** Start of DATA IN THIS EXERCISE **

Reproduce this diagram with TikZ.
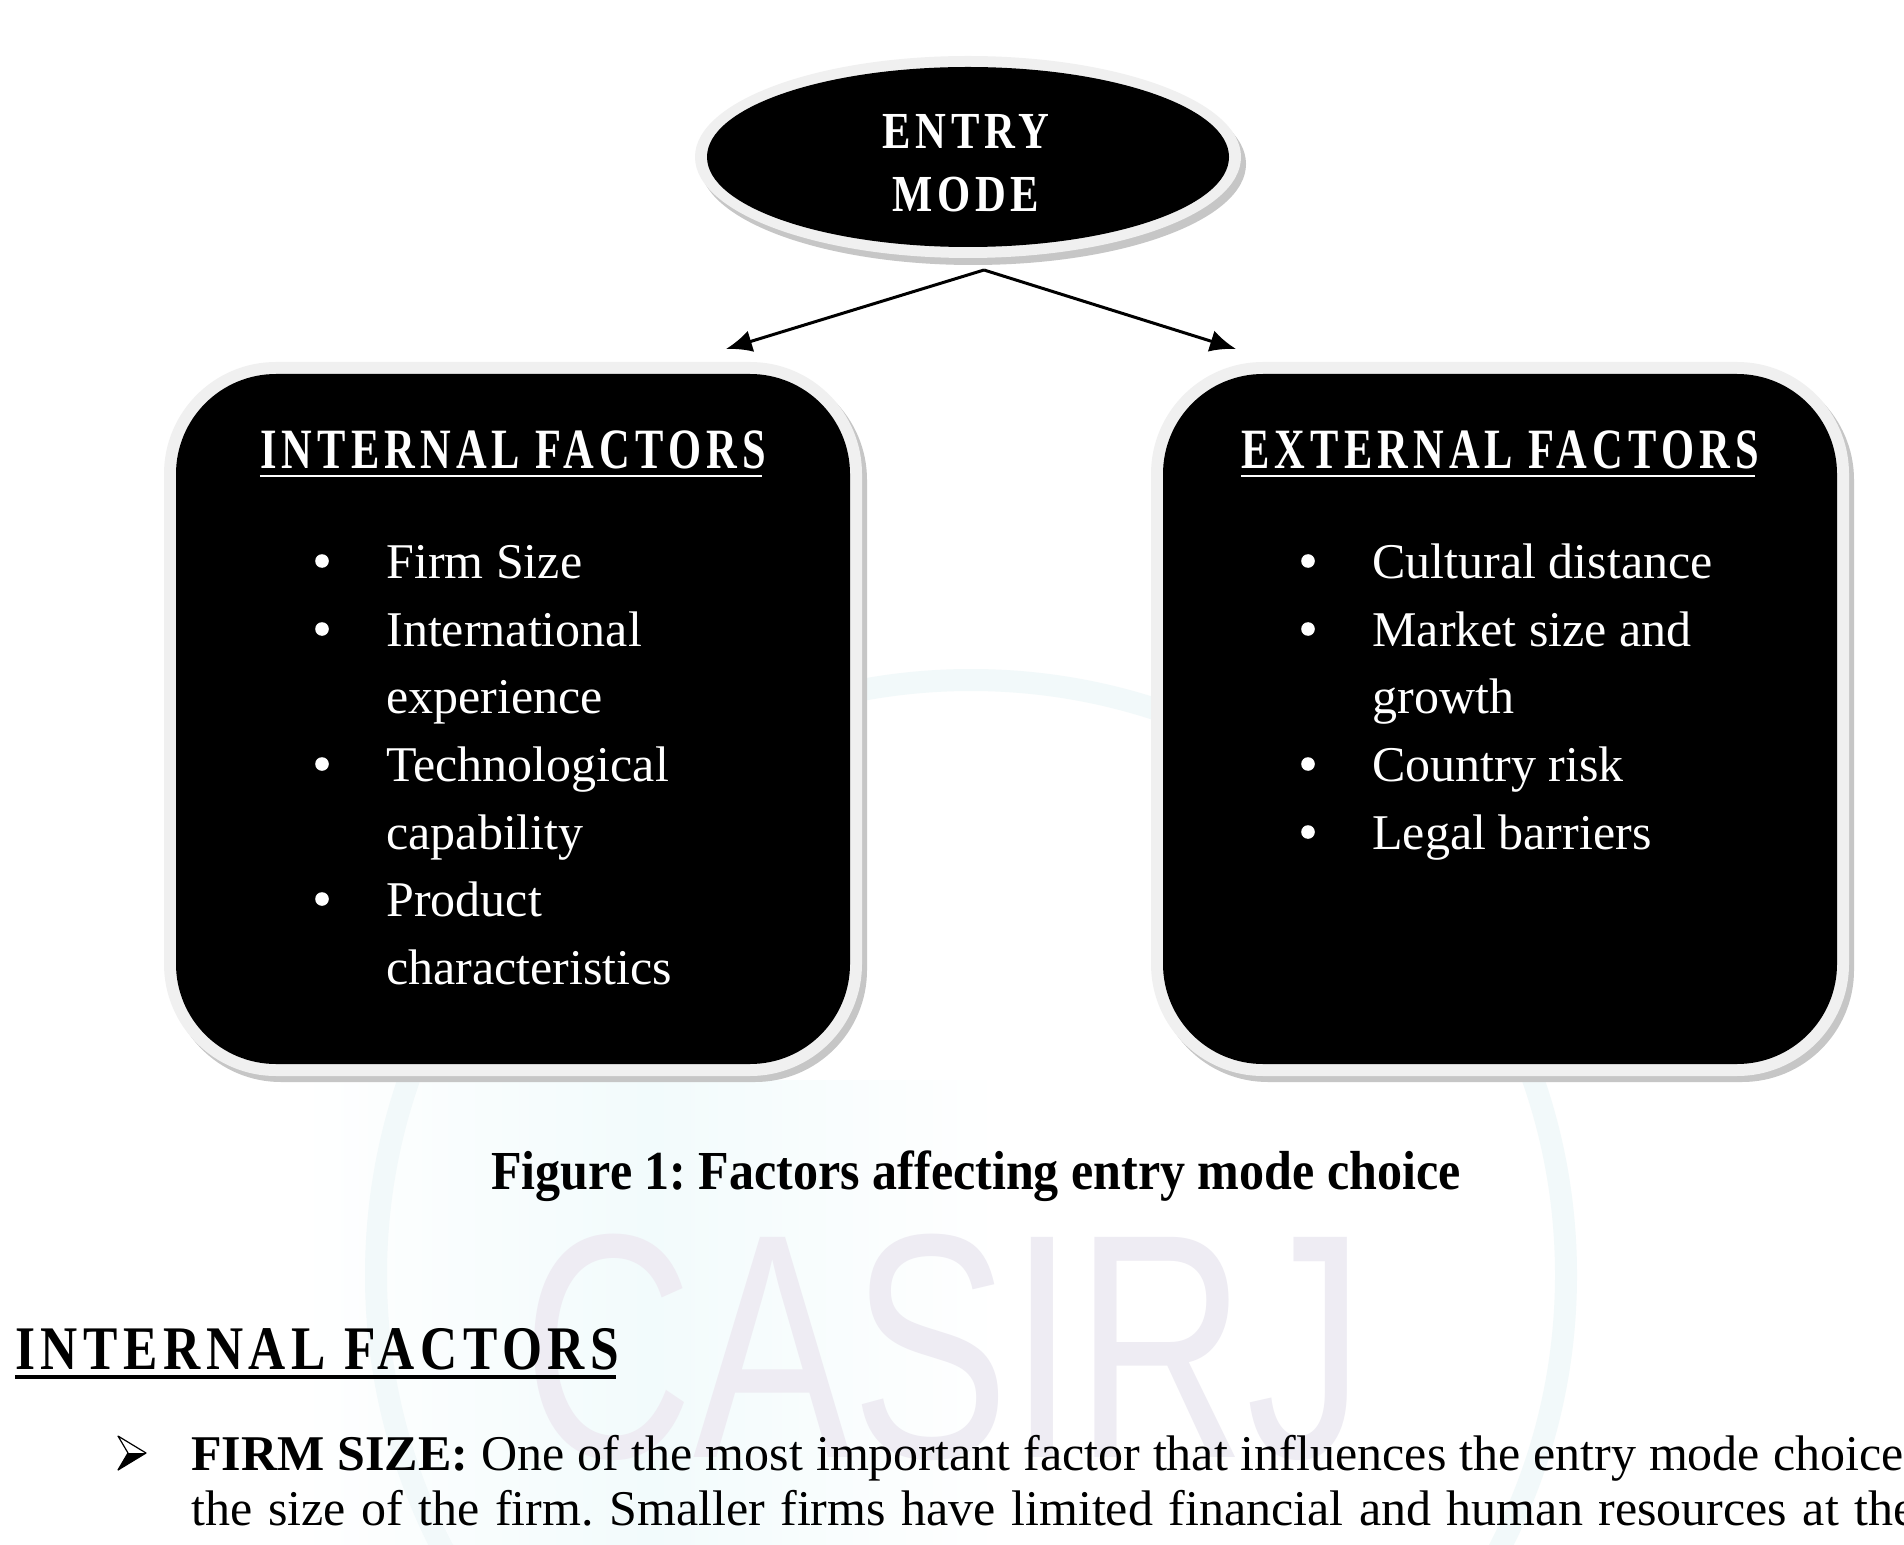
\documentclass[tikz,border=0pt]{standalone}
\usepackage{fontspec}
\setmainfont{Liberation Serif}
\newfontfamily\ellfont[FakeStretch=0.82,LetterSpace=9]{Liberation Serif}
\newfontfamily\boxhdfont[FakeStretch=0.745,LetterSpace=9]{Liberation Serif}
\newfontfamily\bighdfont[FakeStretch=0.83,LetterSpace=9]{Liberation Serif}
\newfontfamily\capfont[FakeStretch=0.91]{Liberation Serif}
\newfontfamily\wmfont[FakeStretch=0.74]{Liberation Sans}
\usetikzlibrary{arrows.meta,shapes.geometric}
\definecolor{ringgray}{RGB}{240,240,240}
\definecolor{shadegray}{RGB}{198,198,198}
\definecolor{wmcyan}{RGB}{242,249,250}
\definecolor{wmlav}{RGB}{238,236,243}
\definecolor{wmtint}{RGB}{242,251,252}
\tikzset{
  ringshape/.style={fill=ringgray, draw=none, inner sep=0},
  shadeshape/.style={fill=shadegray, draw=none, inner sep=0},
  boxshape/.style={fill=black, draw=none, inner sep=0},
  itemtext/.style={anchor=base west, text=white, inner sep=0, font=\fontsize{25}{30}\selectfont},
  bulletdot/.style={circle, fill=white, inner sep=0, minimum size=6.8pt},
  boxtitle/.style={anchor=base, text=white, inner sep=0, font=\boxhdfont\bfseries\fontsize{28.5}{30}\selectfont},
  conn/.style={line width=1.5pt, -{Latex[length=13pt,width=11pt]}},
  bodytext/.style={anchor=base west, inner sep=0, font=\fontsize{25}{30}\selectfont}
}
\frenchspacing
\begin{document}
\begin{tikzpicture}[x=0.5pt,y=-0.5pt]
\useasboundingbox (0,0) rectangle (1904,1545);
\fill[white] (0,0) rectangle (1904,1545);
% faint watermark
\fill[left color=white, right color=white, middle color=wmtint] (300,1080) rectangle (1000,1545);
\draw[wmcyan, line width=11pt] (971,1275) circle [radius=595];
\node[anchor=base west, inner sep=0, text=wmlav, font=\wmfont\fontsize{160}{160}\selectfont] (wm) at (522,1457) {CASIRJ};

% entry mode ellipse
\node[ellipse, shadeshape, minimum width=273pt, minimum height=101pt] (emshadow) at (973,164) {};
\node[ellipse, ringshape, minimum width=273pt, minimum height=101pt] (emring) at (968,157) {};
\node[ellipse, boxshape, minimum width=261pt, minimum height=90pt] (em) at (968,157) {};
\node[anchor=base, text=white, inner sep=0, font=\ellfont\bfseries\fontsize{26}{30}\selectfont] (em1) at (966,149) {ENTRY};
\node[anchor=base, text=white, inner sep=0, font=\ellfont\bfseries\fontsize{26}{30}\selectfont] (em2) at (966,212) {MODE};

% boxes
\node[shadeshape, rounded corners=56pt, minimum width=349pt, minimum height=357pt] (lshadow) at (518,725) {};
\node[ringshape, rounded corners=56pt, minimum width=349pt, minimum height=357pt] (lring) at (513,719) {};
\node[boxshape, rounded corners=50pt, minimum width=337pt, minimum height=345pt] (lbox) at (513,719) {};

\node[shadeshape, rounded corners=56pt, minimum width=349pt, minimum height=357pt] (rshadow) at (1505,725) {};
\node[ringshape, rounded corners=56pt, minimum width=349pt, minimum height=357pt] (rring) at (1500,719) {};
\node[boxshape, rounded corners=50pt, minimum width=337pt, minimum height=345pt] (rbox) at (1500,719) {};

% connectors
\coordinate (split) at (984,270);
\coordinate (ltip) at (726,349);
\coordinate (rtip) at (1236,349);
\draw[conn] (split) -- (ltip);
\draw[conn] (split) -- (rtip);

% box titles
\node[boxtitle] (lt) at (513,468) {INTERNAL FACTORS};
\draw[white, line width=1.1pt] ([yshift=-4pt]lt.base west) -- ([yshift=-4pt,xshift=-2pt]lt.base east);
\node[boxtitle] (rt) at (1500,468) {EXTERNAL FACTORS};
\draw[white, line width=1.1pt] ([yshift=-4pt]rt.base west) -- ([yshift=-4pt,xshift=-2pt]rt.base east);

% left items
\node[bulletdot] (lb1) at (322,561) {};
\node[itemtext] (li1) at (386,578) {Firm Size};
\node[bulletdot] (lb2) at (322,629) {};
\node[itemtext] (li2) at (386,646) {International};
\node[itemtext] (li2b) at (386,713) {experience};
\node[bulletdot] (lb3) at (322,764) {};
\node[itemtext] (li3) at (386,781) {Technological};
\node[itemtext] (li3b) at (386,849) {capability};
\node[bulletdot] (lb4) at (322,899) {};
\node[itemtext] (li4) at (386,916) {Product};
\node[itemtext] (li4b) at (386,984) {characteristics};

% right items
\node[bulletdot] (rb1) at (1308,561) {};
\node[itemtext] (ri1) at (1372,578) {Cultural distance};
\node[bulletdot] (rb2) at (1308,629) {};
\node[itemtext] (ri2) at (1372,646) {Market size and};
\node[itemtext] (ri2b) at (1372,713) {growth};
\node[bulletdot] (rb3) at (1308,764) {};
\node[itemtext] (ri3) at (1372,781) {Country risk};
\node[bulletdot] (rb4) at (1308,832) {};
\node[itemtext] (ri4) at (1372,849) {Legal barriers};

% caption
\node[anchor=base, inner sep=0, font=\capfont\bfseries\fontsize{27.5}{30}\selectfont] (cap) at (976,1189) {Figure 1: Factors affecting entry mode choice};

% section heading
\node[anchor=base west, inner sep=0, font=\bighdfont\bfseries\fontsize{31}{34}\selectfont] (sec) at (15,1369) {INTERNAL FACTORS};
\draw[line width=2pt] ([yshift=-4pt]sec.base west) -- ([yshift=-4pt,xshift=-2pt]sec.base east);

% arrow bullet
\coordinate (ab1) at (146,1453);
\coordinate (ab2) at (118,1436);
\coordinate (ab3) at (128,1453);
\coordinate (ab4) at (118,1470);
\fill[black] (ab1) -- (ab3) -- (ab4) -- cycle;
\draw[black, line width=0.6pt, line join=round] (ab1) -- (ab2) -- (ab3) -- (ab4) -- cycle;

% paragraph lines
\node[bodytext] (p1) at (191,1470) {\makebox[856pt][s]{\textbf{FIRM SIZE:} One of the most important factor that influences the entry mode choice}};
\node[bodytext] (p2) at (191,1525) {\makebox[862pt][s]{the size of the firm. Smaller firms have limited financial and human resources at the}};
\end{tikzpicture}
\end{document}
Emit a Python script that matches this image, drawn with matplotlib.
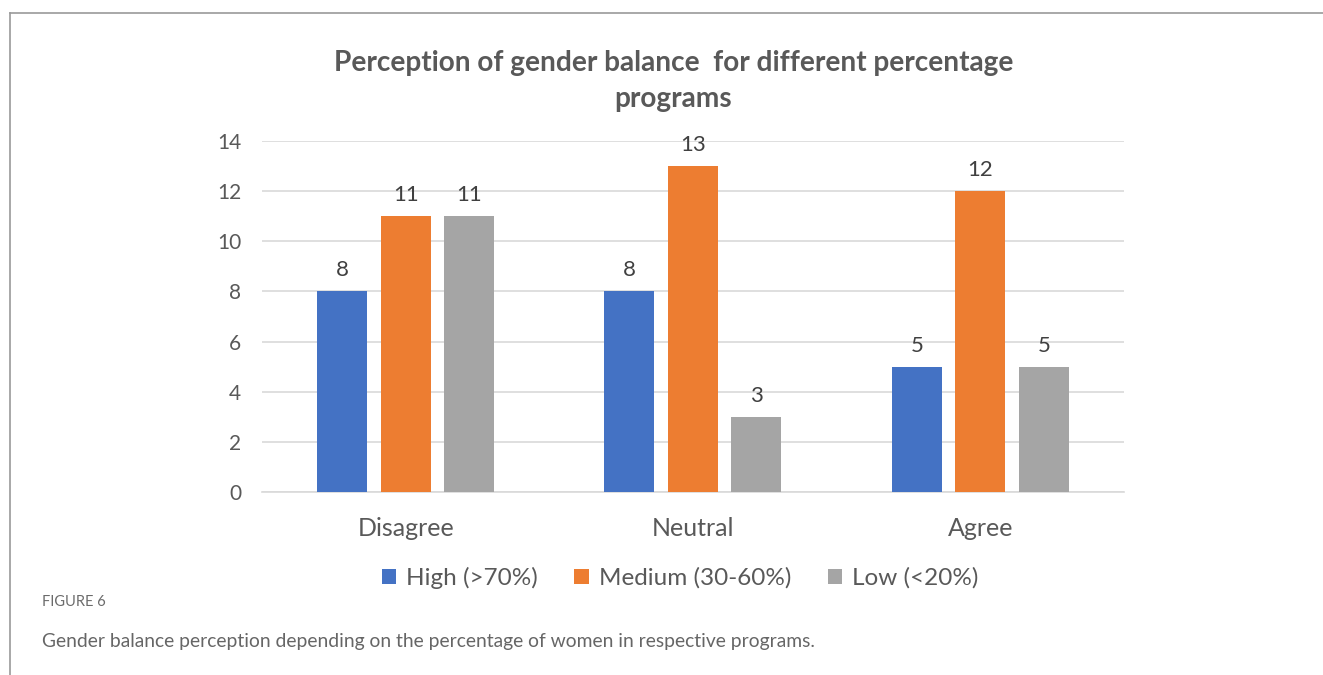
import numpy as np
import matplotlib.pyplot as plt
from matplotlib.lines import Line2D

# data
categories = ["Disagree", "Neutral", "Agree"]
series_names = ["High (>70%)", "Medium (30-60%)", "Low (<20%)"]
high = [8, 8, 5]
medium = [11, 13, 12]
low = [11, 3, 5]

colors = ["#4472C4", "#ED7D31", "#A5A5A5"]
txt = "#595959"

plt.rcParams['font.family'] = ['Lato', 'DejaVu Sans']

fig = plt.figure(figsize=(13.23, 6.75), dpi=100)
ax = fig.add_axes([0.198, 0.2711, 0.6516, 0.52])

x = np.arange(len(categories))
width = 0.174
step = 0.221
for i, (vals, name) in enumerate(zip([high, medium, low], series_names)):
    bars = ax.bar(x + (i - 1) * step, vals, width, color=colors[i], label=name, zorder=3)
    ax.bar_label(bars, padding=8, fontsize=16, color="#404040")

ax.set_xlim(-0.5, 2.5)
ax.set_ylim(0, 14)
ax.set_yticks(range(0, 15, 2))
ax.set_xticks(x)
ax.set_xticklabels(categories, fontsize=18, color=txt)
ax.tick_params(axis='y', labelsize=15, labelcolor=txt, length=0, pad=15)
ax.tick_params(axis='x', length=0, pad=18)
ax.grid(axis='y', color="#D9D9D9", linewidth=1.2, zorder=0)
for s in ["top", "right", "left"]:
    ax.spines[s].set_visible(False)
ax.spines["bottom"].set_color("#D9D9D9")
ax.spines["bottom"].set_linewidth(1.2)

fig.text(0.509, 1 - 81 / 675, "Perception of gender balance  for different percentage\nprograms",
         ha="center", va="center", fontsize=20.2, fontweight="bold", color=txt,
         linespacing=1.45)

ax.legend(loc="center", bbox_to_anchor=(0.485, -0.245), ncol=3, frameon=False,
          fontsize=17.5, handlelength=0.6, handleheight=0.6, handletextpad=0.4,
          columnspacing=1.5, labelcolor=txt)

# frame lines of the page
fig.add_artist(Line2D([9.5 / 1323, 1], [1 - 12.5 / 675, 1 - 12.5 / 675], color="#9A9A9A", linewidth=1.2))
fig.add_artist(Line2D([9.5 / 1323, 9.5 / 1323], [0, 1 - 12.5 / 675], color="#9A9A9A", linewidth=1.2))

fig.text(42 / 1323, 1 - 602 / 675, "FIGURE 6", fontsize=10.5, color="#6B6B6B", va="center")
fig.text(42 / 1323, 1 - 641 / 675,
         "Gender balance perception depending on the percentage of women in respective programs.",
         fontsize=13.9, color="#666666", va="center")

fig.savefig("out.png", dpi=100)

** End of DATA IN THIS EXERCISE **

Look through the data above. Find each line with the string "that" and copy it.

- _SOLUTION FOR THIS TASK_
\node[bodytext] (p1) at (191,1470) {\makebox[856pt][s]{\textbf{FIRM SIZE:} One of the most important factor that influences the entry mode choice}};
Emit a Python script that matches this image, drawn with matplotlib.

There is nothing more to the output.